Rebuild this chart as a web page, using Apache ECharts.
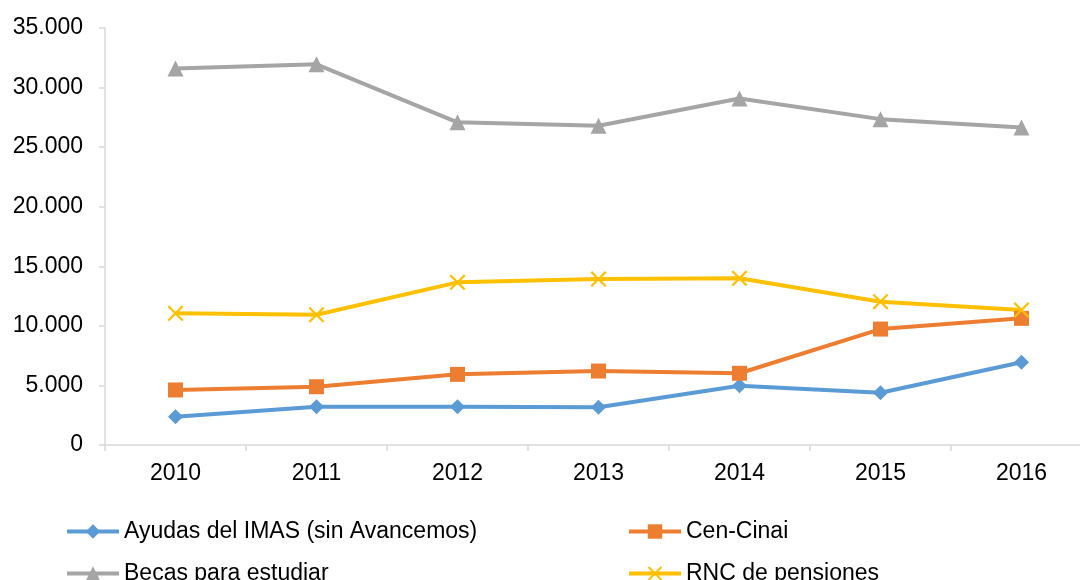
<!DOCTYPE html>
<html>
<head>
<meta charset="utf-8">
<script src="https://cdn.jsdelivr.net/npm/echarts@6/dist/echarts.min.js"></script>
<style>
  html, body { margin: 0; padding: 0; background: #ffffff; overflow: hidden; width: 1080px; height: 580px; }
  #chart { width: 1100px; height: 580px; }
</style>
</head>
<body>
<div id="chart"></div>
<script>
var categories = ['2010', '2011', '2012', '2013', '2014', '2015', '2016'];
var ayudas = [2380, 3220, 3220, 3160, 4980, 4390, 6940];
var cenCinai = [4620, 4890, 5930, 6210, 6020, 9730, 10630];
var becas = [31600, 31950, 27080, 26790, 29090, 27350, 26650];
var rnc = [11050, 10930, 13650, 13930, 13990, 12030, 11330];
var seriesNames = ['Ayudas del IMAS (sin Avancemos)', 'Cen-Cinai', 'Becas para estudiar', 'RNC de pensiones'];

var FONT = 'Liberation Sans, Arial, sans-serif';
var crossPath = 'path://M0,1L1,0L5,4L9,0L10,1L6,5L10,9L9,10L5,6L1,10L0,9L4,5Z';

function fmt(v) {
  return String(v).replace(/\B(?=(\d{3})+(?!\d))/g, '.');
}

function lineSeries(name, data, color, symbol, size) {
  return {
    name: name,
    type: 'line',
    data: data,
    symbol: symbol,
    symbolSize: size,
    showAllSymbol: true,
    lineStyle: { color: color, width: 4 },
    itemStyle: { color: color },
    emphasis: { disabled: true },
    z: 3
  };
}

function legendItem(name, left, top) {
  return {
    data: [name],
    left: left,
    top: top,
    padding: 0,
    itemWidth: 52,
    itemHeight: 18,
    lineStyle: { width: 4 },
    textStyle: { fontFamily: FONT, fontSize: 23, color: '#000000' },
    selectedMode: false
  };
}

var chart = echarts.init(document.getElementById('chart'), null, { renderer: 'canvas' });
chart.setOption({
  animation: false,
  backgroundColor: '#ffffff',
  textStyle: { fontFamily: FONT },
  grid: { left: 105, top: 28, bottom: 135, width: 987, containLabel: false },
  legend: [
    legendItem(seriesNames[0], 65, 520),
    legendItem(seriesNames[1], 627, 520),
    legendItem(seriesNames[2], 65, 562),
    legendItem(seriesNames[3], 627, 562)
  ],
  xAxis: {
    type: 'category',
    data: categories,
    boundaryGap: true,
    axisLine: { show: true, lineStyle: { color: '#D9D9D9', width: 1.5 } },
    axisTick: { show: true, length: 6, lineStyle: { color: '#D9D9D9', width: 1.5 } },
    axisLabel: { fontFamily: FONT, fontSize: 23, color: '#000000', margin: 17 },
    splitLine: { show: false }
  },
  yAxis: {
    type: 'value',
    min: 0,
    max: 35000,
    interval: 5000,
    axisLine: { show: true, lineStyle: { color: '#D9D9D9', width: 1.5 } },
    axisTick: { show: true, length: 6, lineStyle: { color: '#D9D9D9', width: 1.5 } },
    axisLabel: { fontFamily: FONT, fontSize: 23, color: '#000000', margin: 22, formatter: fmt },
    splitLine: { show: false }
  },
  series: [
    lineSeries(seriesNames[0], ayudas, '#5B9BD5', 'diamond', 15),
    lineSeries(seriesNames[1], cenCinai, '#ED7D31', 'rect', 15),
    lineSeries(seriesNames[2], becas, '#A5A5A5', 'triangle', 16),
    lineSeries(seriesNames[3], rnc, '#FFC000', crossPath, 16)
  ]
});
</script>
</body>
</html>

Stated goal
Extract the lines exactly, please: the first line of the listing, the line with "var seriesNames = ['Ayudas", and every line between them, but no pictures.

Exercise response
Rebuild this chart as a web page, using Apache ECharts.
<!DOCTYPE html>
<html>
<head>
<meta charset="utf-8">
<script src="https://cdn.jsdelivr.net/npm/echarts@6/dist/echarts.min.js"></script>
<style>
  html, body { margin: 0; padding: 0; background: #ffffff; overflow: hidden; width: 1080px; height: 580px; }
  #chart { width: 1100px; height: 580px; }
</style>
</head>
<body>
<div id="chart"></div>
<script>
var categories = ['2010', '2011', '2012', '2013', '2014', '2015', '2016'];
var ayudas = [2380, 3220, 3220, 3160, 4980, 4390, 6940];
var cenCinai = [4620, 4890, 5930, 6210, 6020, 9730, 10630];
var becas = [31600, 31950, 27080, 26790, 29090, 27350, 26650];
var rnc = [11050, 10930, 13650, 13930, 13990, 12030, 11330];
var seriesNames = ['Ayudas del IMAS (sin Avancemos)', 'Cen-Cinai', 'Becas para estudiar', 'RNC de pensiones'];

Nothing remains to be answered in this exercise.